At the Battle of Salamanca on 22 July 1812, Ferey commanded the 3rd Division of Marshal Auguste de Marmont's Army of Portugal. The division numbered 221 officers and 5,478 men. Its units were 3 battalions of the 47th Line, and 2 battalions each of the 31st Light, 26th Line, and 70th Line Infantry Regiments, plus an artillery battery. Marmont attempted to turn the right flank of the Anglo-Portuguese army by marching his left flank divisions to the west. When the French divisions became too widely extended, Wellington attacked them and quickly routed the divisions of Jean Guillaume Barthélemy Thomières and Antoine Louis Popon de Maucune. Next, British heavy dragoons overran Antoine François Brenier's division. While these events were going on, Marmont and his senior division commander Jean Pierre François Bonet were both wounded by bursting shells, leaving Bertrand Clauzel in command of the army. Meanwhile, the divisions of Clauzel and Bonet pushed back Lowry Cole's 4th Anglo-Portuguese division. Clausel sent Jacques Thomas Sarrut's division to assist his mauled left flank and tried to exploit the success in the center. But Wellington rapidly brought up the 6th Division and other troops to defeat the divisions of Clauzel and Bonet.
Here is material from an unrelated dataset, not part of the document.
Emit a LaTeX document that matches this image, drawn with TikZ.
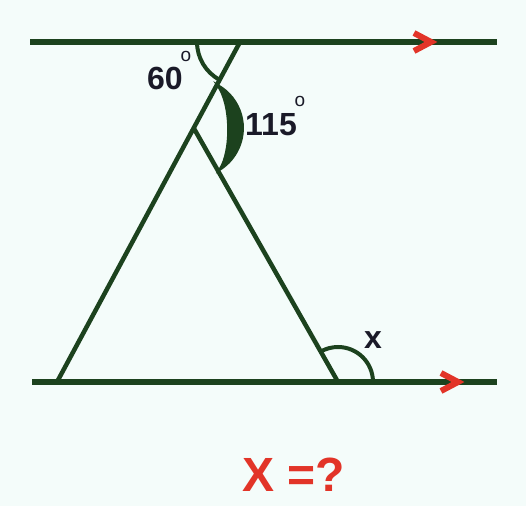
\documentclass[tikz,border=0pt]{standalone}
\usepackage{fontspec}
\setmainfont{Liberation Sans}
\usetikzlibrary{calc}
\definecolor{linegreen}{RGB}{28,66,30}
\definecolor{arrowred}{RGB}{226,52,40}
\definecolor{labelink}{RGB}{26,26,40}
\definecolor{paper}{RGB}{244,252,250}
\begin{document}
\begin{tikzpicture}[x=1pt, y=1pt,
    parallel/.style={line width=5.5pt, linegreen},
    side/.style={line width=4.5pt, linegreen},
    anglearc/.style={line width=4pt, linegreen},
    chevron/.style={line width=6pt, arrowred, line join=miter},
    lbl/.style={font=\bfseries\fontsize{32}{32}\selectfont, text=labelink, inner sep=0pt},
    degsign/.style={font=\fontsize{19}{19}\selectfont, text=labelink, inner sep=0pt}]
  \fill[paper] (0,0) rectangle (526,506);
  \useasboundingbox (0,0) rectangle (526,506);
  % parallel lines and the triangle
  \coordinate (tl) at (30,464);
  \coordinate (tr) at (497,464);
  \coordinate (bl) at (32,124);
  \coordinate (br) at (497,124);
  \coordinate (T) at (240,464);
  \coordinate (B) at (57,124);
  \coordinate (A) at ($(T)!0.253!(B)$);
  \coordinate (C) at (338,124);
  \draw[parallel] (tl) -- (tr)
                  (bl) -- (br);
  \draw[side] (T) -- (B)
              (A) -- (C);
  % red direction marks
  \coordinate (tip1) at (431,464);
  \coordinate (tip2) at (458,124);
  \draw[chevron] ($(tip1)+(-17,9)$) -- (tip1) -- ($(tip1)+(-17,-9)$);
  \draw[chevron] ($(tip2)+(-17,9)$) -- (tip2) -- ($(tip2)+(-17,-9)$);
  % angle arcs
  \draw[anglearc] ($(T)+(180:43)$) arc[start angle=180, end angle=241.7, radius=43];
  \coordinate (c1) at ($(A)+(61:49)$);
  \coordinate (c2) at ($(A)+(-58:49)$);
  \filldraw[linegreen, line width=2.5pt] (c1) arc[start angle=61, end angle=-58, radius=49]
        .. controls ($(A)+(38,-24)$) and ($(A)+(38,24)$) .. (c1) -- cycle;
  \draw[anglearc] ($(C)+(0:35)$) arc[start angle=0, end angle=119.4, radius=35];
  % labels
  \node[lbl] (a60) at (165,428) {60};
  \node[degsign] (o60) at (186,450) {o};
  \node[lbl] (a115) at (271,381) {115};
  \node[degsign] (o115) at (300,405) {o};
  \node[lbl] (ax) at (373,166) {x};
  \node[font=\bfseries\fontsize{48}{48}\selectfont, text=arrowred, inner sep=0pt] (ask) at (294,31) {X =?};
\end{tikzpicture}
\end{document}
With the beaten French army streaming to the rear, only two intact French divisions remained. Clauzel ordered Ferey to hold off the victorious Allies at all costs. Historian Charles Oman wrote that Ferey, "carried it out with splendid courage, and by his constancy gave time for the escape of the whole of the confused mass behind him." Ferey deployed 7 battalions in a single three-deep line with 2 battalions on each flank in square to protect against cavalry. Because it was late in the day, Henry Clinton ordered his 6th Division to attack at once with his two British brigades in the first line. They were met by a terrific initial volley that caused severe casualties. After a tremendous firefight, Ferey's division withdrew to the edge of a large forest. The worst-hit British units were the 11th Foot with 340 casualties out of 516 men present and the 61st Foot with 366 casualties out of 546. Clinton ordered his Portuguese brigade from the second line to attack. These soldiers suffered 487 killed and wounded before they withdrew. Ferey's soldiers finally fled into the woods after they were pressed by the British 5th Division on their left flank and a brigade of the 4th Division on their right flank. Their retreat was covered by the still-intact 31st Light Infantry. The 6th Division only pursued 100 yd before going into bivouac. During his division's last stand in front of the forest, Ferey was struck and killed by a round shot.

==Same name==
A different Claude François Ferey, born on 22 December 1723, attained the rank of general of brigade on 25 August 1793, and died on 6 January 1806. He had an undistinguished career with the Army of the Rhine.